Pasta Joia Review - 30


Passos nus
Ele nasceu e andou de pés descalços pelas seis décadas de vida. Não era voto de pobreza ou religião. Simplesmente nunca quis colocar nada nos pés. Ignorando protocolo, Conrado Fargnoli, mineiro de Curvelo, preferiu ser honesto consigo mesmo e professar em público sua crença: proteger-se com calçados é aceitar uma tortura. Salto alto, então, é suplício da vaidade.
Sandália castiga menos que bota e, ao fim do dia de trabalho, a primeira coisa que se quer é desarrear. A sensação de alívio ao tirar sapatos, sobretudo se apertados, evidencia aversão natural à peça do vestuário. Calçar agride a natureza humana e essa contradição emerge no divã do podólogo.
Muitos buscam o descanso de caminhadas na praia, descalços, deixando pegadas na areia. Outros fazem de chinelos e pantufas terapias. Crente do absurdo de se caminhar pela trilha dos outros, Conrado foi mais longe.
Com os pés nus subiu ao altar e desceu ao túmulo. Ignorava consensos para deixar dez dedos livres. Andou milhares de quilômetros com nervos à flor da terra, em todo tipo de superfície. Pôs o mundo inteiro a seus pés.
Conrado ergueu patrimônio, criou filhos e ganhou respeito sem deixar de ter a alma repleta de chão. Comungava do costume indígena e da humildade do homem de Nazaré na cerimônia do lava-pés. Sem sequer usar meia, não exibia sujeira ou ferida. Só incomodava mentes ultraconservadoras.
Certa vez, um gerente de banco rejeitou seu pedido de empréstimo para a lavoura após tê-lo observado dos pés à cabeça. Taxado de “pé-rapado” e “pé-descalço” (termo peronista) não se abateu. Sacou polpuda soma que tinha noutra instituição, pôs na mala e a abriu na frente de quem o desprezou. Fez justiça com os próprios pés. Outros o veriam sem preconceito.
Noutra passagem, compareceu com fino terno à inauguração do suntuoso cinema da cidade. Foi barrado pelo porteiro, que exigia pisante no traje. Conrado correu pra casa e voltou com um par amarrado aos ombros pelos cadarços. Assim entrou.
Conrado jogava o esporte que se joga com os pés.

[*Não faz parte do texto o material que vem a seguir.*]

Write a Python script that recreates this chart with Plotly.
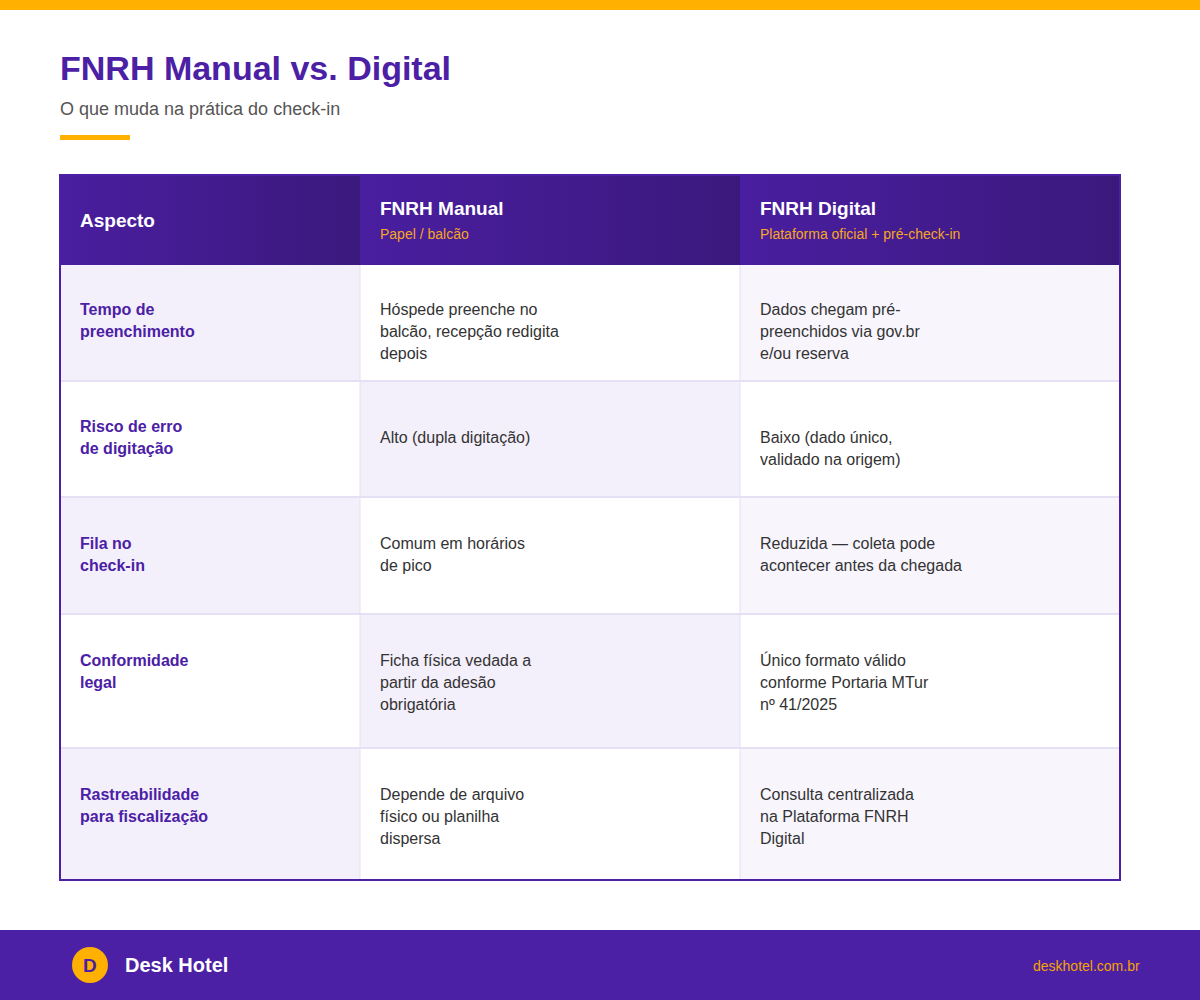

Sem chuteiras, o aborígene urbano fazia gols e driblava nariz torcido, olhar espantado e deboche. O cidadão que desafiou o império de tamancos, tênis e sapatilhas teve a coragem de deixar exclusiva marca de sola no solo.
Com o fim das andanças de Conrado anos atrás, recobrei recorrente pesadelo no qual me via com pés pelados durante uma festa. Medo sem pé e sem cabeça do ato antissocial.